I domiciliari non sono stati ritenuti misura cautelare idonea e pertanto un noto ristoratore siracusano è stato condotto in carcere a Cavadonna. Ad eseguire la misura, disposta dalla Procura, è stata la Guardia di Finanza aretusea. All’imprenditore viene contestato di essere, anche grazie alla collaborazione di professionisti compiacenti, “il dominus di un sistema criminoso che ha portato al fallimento pilotato di decine di società allo scopo di sottrarsi al pagamento delle imposte per oltre 15 milioni di euro”.
Nelle indagini condotte anche dopo che l’uomo è stato posto ai domiciliari, è emerso che il ristoratore – nonostante il divieto di avere rapporti con i dipendenti delle società ancora in vita e per le quali è stata avanzata proposta di concordato – avrebbe continuato ad incontrare alcuni di questi e ad impartire loro disposizioni lavorative.

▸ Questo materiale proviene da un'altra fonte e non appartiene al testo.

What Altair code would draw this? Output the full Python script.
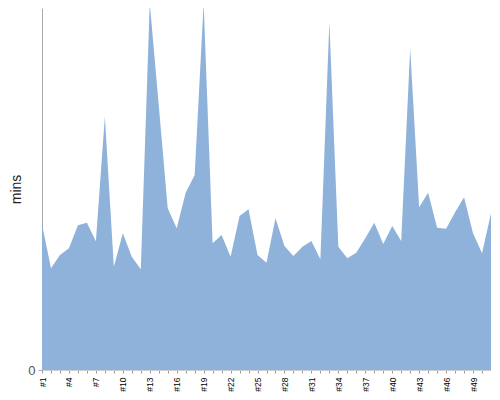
import altair as alt
import pandas as pd

labels = ["#" + str(i) for i in range(1, 52)]
mins = [14.57, 10.17, 11.50, 12.17, 14.47, 14.73, 12.87, 25.33, 10.33, 13.67,
        11.33, 10.07, 36.7, 26.5, 16.17, 14.17, 17.73, 19.50, 36.7, 12.67,
        13.50, 11.33, 15.40, 16.07, 11.50, 10.73, 15.17, 12.40, 11.40, 12.33,
        12.90, 11.07, 34.83, 12.33, 11.17, 11.73, 13.17, 14.73, 12.60, 14.40,
        12.90, 32.17, 16.27, 17.73, 14.23, 14.13, 15.77, 17.27, 13.67, 11.67,
        15.67]

df = pd.DataFrame({"game": labels, "mins": mins})

chart = alt.Chart(df).mark_area(color="#8fb2db", clip=True, opacity=1).encode(
    x=alt.X("game:O", sort=labels, title=None,
            scale=alt.Scale(padding=0),
            axis=alt.Axis(labelAngle=-90, labelFontSize=8.5, labelColor="#000",
                          labelFont="Liberation Sans", labelOverlap=False,
                          labelExpr="toNumber(slice(datum.value, 1)) % 3 == 1 ? datum.value : ''",
                          tickSize=3, tickColor="#999", domainColor="#ccc",
                          labelPadding=4)),
    y=alt.Y("mins:Q", title="mins",
            scale=alt.Scale(domain=[0, 36.2], nice=False),
            axis=alt.Axis(values=[0], grid=False, labelFontSize=13, labelColor="#555",
                          labelFont="Liberation Sans", titleFont="Liberation Sans",
                          titleFontSize=14, titleFontWeight="normal", titleColor="#222",
                          tickSize=4, tickColor="#aaa", domainColor="#aaa",
                          titlePadding=4, labelPadding=3))
).properties(
    width=449, height=362,
    autosize=alt.AutoSizeParams(type="none"),
    padding={"left": 34, "top": 0, "right": 0, "bottom": 22}
).configure_view(stroke=None)

chart.save("out.html", embed_options={"renderer": "svg", "actions": False})
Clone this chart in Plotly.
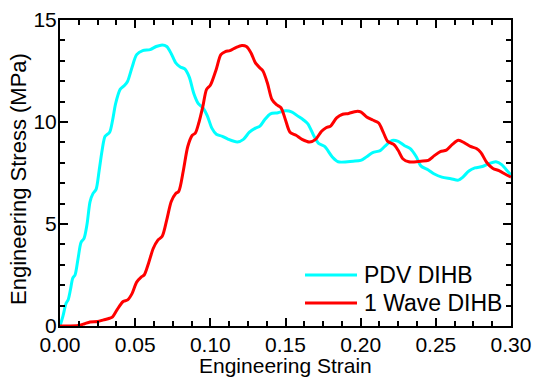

I militari del Gruppo della Guardia di Finanza di Siracusa, grazie ad una serie di minuziose analisi dei bilanci, perquisizioni, pedinamenti ed altre attività tecniche hanno ricostruito nel dettaglio l’intero sistema evasivo che avrebbe portato al dissesto societario delle imprese coinvolte, a causa della forte esposizione debitoria “non dipendente – spiegano gli investigatori – da una situazione contingente legata ad esigenze di liquidità sopravvenute, bensì da un modello imprenditoriale che ha escluso dalla gestione, sin dall’origine, il pagamento di tasse, imposte e contributi”.
Lo schema ricostruito dalle Fiamme Gialle sarebbe sempre lo stesso: si cambia il nome della società, ma non anche il luogo d’esercizio, la tipologia di attività esercitata ed il personale. Nella circostanza, per proteggersi da possibili aggressioni patrimoniali, “la rappresentanza legale delle società è stata fittiziamente attribuita ad un soggetto di nazionalità straniera privo di qualsivoglia esperienza nel settore della ristorazione”. La cosiddetta “testa di legno” si occupava, ad esempio, delle pulizie di tutti i locali di proprietà dell’imprenditore arrestato. Il Tribunale di Siracusa, condividendo il quadro accusatorio come emerso dalle indagini e come prospettato dalla Guardia di Finanza, ha emesso un primo decreto di sequestro preventivo di circa 3.000.000 euro nei confronti dell’indagato.